Peraltro, si segnala che nonostante la rassicurazione della Commissioni riunite Affari Costituzionali, la Legge 14/2024 non contiene disposizioni riguardanti uno screening della vulnerabilità da effettuarsi prima dell’eventuale trattenimento in Albania né l’espresso divieto di trattenimento delle stesse. Si tratta tuttavia di persone che non possono essere espulse ai sensi dell’articolo 19 TUI e secondo molteplici principi costituzionali.
Con riferimento ai procedimenti giudiziari che coinvolgono il migrante trattenuto, l’articolo 4, comma 4 prevede che l’avvocato del migrante partecipi all’udienza dall’aula in cui si trova il giudice, con collegamento in modalità audiovisive da remoto con il luogo in cui si trova trattenuto il migrante.
Tutto ciò considerato, il Protocollo rischia di determinare una disparità di trattamento, in violazione dunque dell’articolo 3 Cost., tra i migranti condotti in Italia, ai quali verranno integralmente applicate le norme del SECA, e i migranti trattenuti in Albania, che saranno soggetti a tale sistema solo “in quanto compatibile”.
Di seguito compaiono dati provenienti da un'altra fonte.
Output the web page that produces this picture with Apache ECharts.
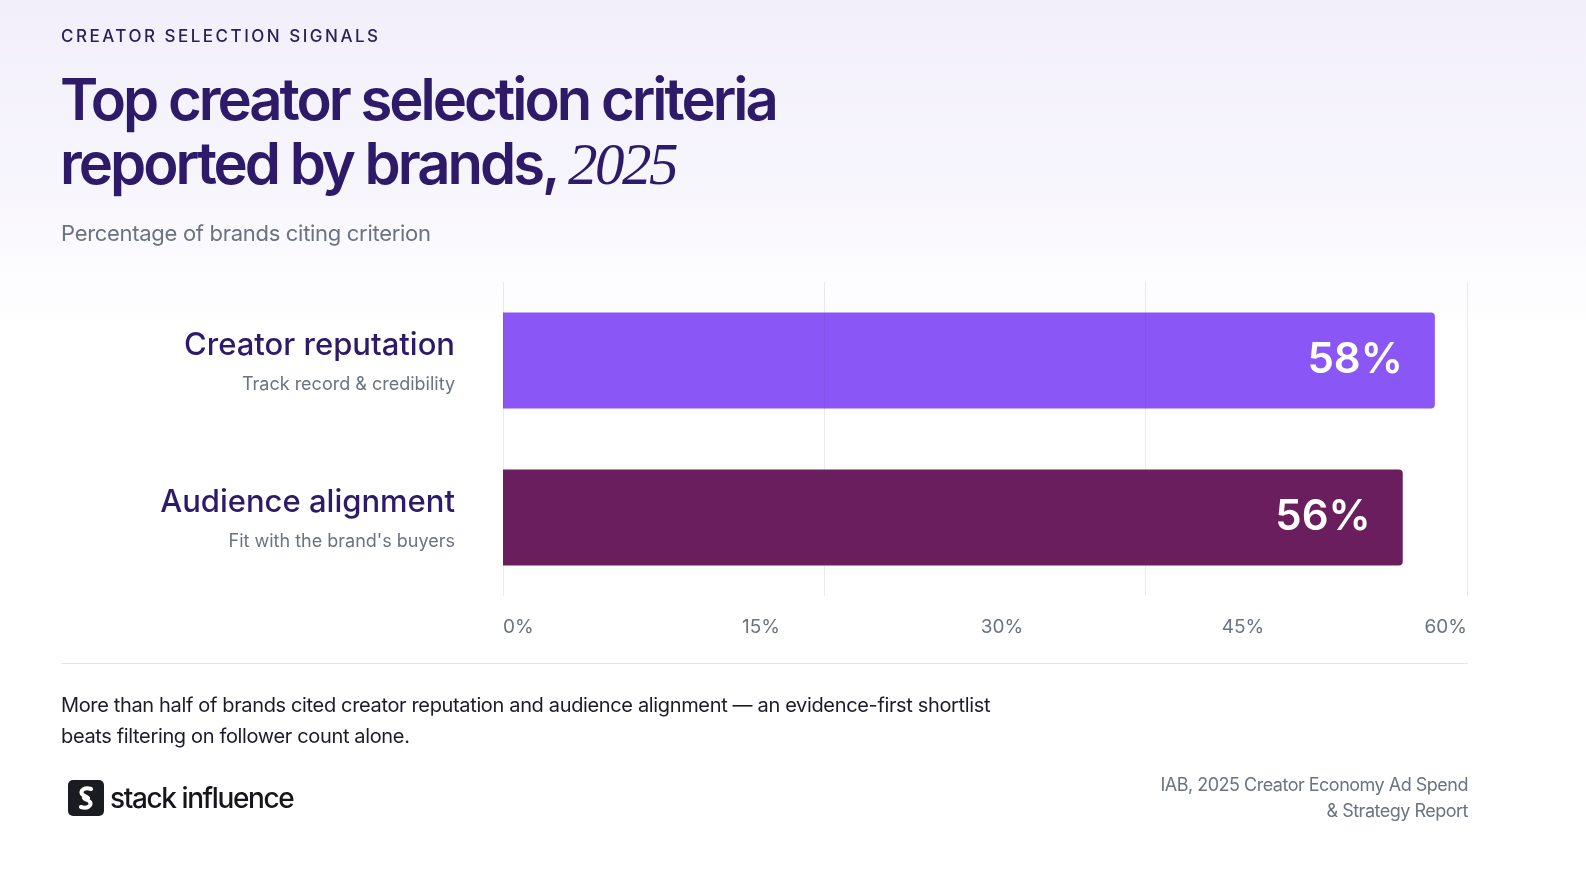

In definitiva, le conseguenze della presentazione della domanda di protezione in Albania rischiano di compromettere il contenuto attuale dell’art. 10, comma 3 Cost., oggi inscindibilmente legato al sistema comune europeo di asilo (C. Siccardi, 2024)
Conclusioni
L’analisi svolta evidenzia la strategia del Protocollo di extraterritorializzazone più che di esternalizzazione delle frontiere (M. Savino, 2023). Non pare però che l’accordo abbia realizzato una extraterritorialità giuridicamente neutra, sollevando invece problemi di natura logica oltre che giuridica (A. Fusco, 2024). All’insostenibilità giuridica, poi, si affianca quella amministrativa, considerando gli ingenti costi di attuazione in tempi stringenti (Avvio bando di gara, 2024). Occorrerà, dunque, interrogarsi ancora a fondo per chiarire natura e portata del Protocollo, e spetterà poi agli organi preposti alla tutela dei valori costituzionali intervenire, affinché la fictio iuris della territorialità non sottragga lo Stato dall’obbligo di tutela dei suddetti valori.